Frederick Douglass (ca. 1818-1895) and his wife Anna Murray Douglass purchased this house in Uniontown (now Old Anacostia) in 1877. He and his family were among the first African Americans to own a house in this primarily white enclave, which was Washington's first suburb. When the Douglasses bought the estate it comprised nine acres, a house, a barn, and flower and vegetable gardens. One year later, Douglass expanded his property to 15 acres with the purchase of adjoining lots.

Douglass became known as the "Sage of Anacostia" because of his leadership in the neighborhood and across the city. Douglass was a member of the Uniontown Literary Society, a frequent speaker at local churches, and a close friend to well-known lawyer John A. Moss.

Douglass was born Frederick Bailey (he changed his name in later life) in Tuckahoe, Maryland, and was taken to Baltimore, Maryland, at around eight years old. He learned to read and write, although education was forbidden for enslaved people. With the assistance of Anna Murray (ca. 1813-1882), he escaped to Massachusetts, where he began to lecture on the abolition of slavery. In Massachusetts, he and Anna Murray were married. In 1845 he published the first of three autobiographies, Narrative of the Life of Frederick Douglass, which was influential and widely read.

In 1870 Douglass moved to Washington from Rochester, New York, as corresponding editor of the New (National) Era. In 1874 the newspaper folded, and Douglass embarked on a new career of government service. He served as U.S. marshal for the District of Columbia (1877-1881), recorder of deeds for the District of Columbia (1881-1886), and minister (ambassador) to Haiti (1889-1891). In 1881 Douglass completed his third autobiography, Life and Times. Douglass was an enormously influential writer and orator on abolition, civil rights, and women's rights. Anna Murray Douglass died in 1882.

In 1884 Douglass married Helen Pitts, a white woman who worked under his leadership as a copyist in the Office of the Recorder of Deeds office. This union became a subject of controversy both locally and nationally, with many questioning Douglass's commitment to "the race," while others were unfazed.

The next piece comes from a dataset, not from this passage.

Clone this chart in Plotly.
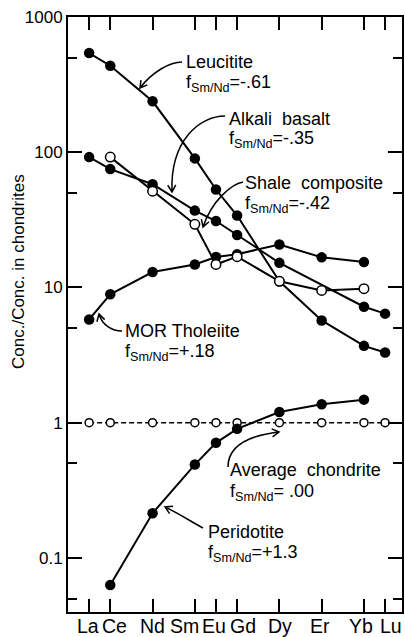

In 1877, when Douglass purchased Cedar Hill, he also bought three houses located at 2000-2004 17th Street, NW, as a real estate investment. His son Lewis Douglass resided at 2002 17th Street from 1877 until his death in 1908. After Douglass's death in 1895, Cedar Hill fell into disrepair. Beginning in the 1920s, through the efforts of Anacostia residents and the National Association of Colored Women, the Douglass Memorial and Historical Association was founded to maintain the house as a historic shrine. It is currently operated by the National Park Service as a house museum open to the public.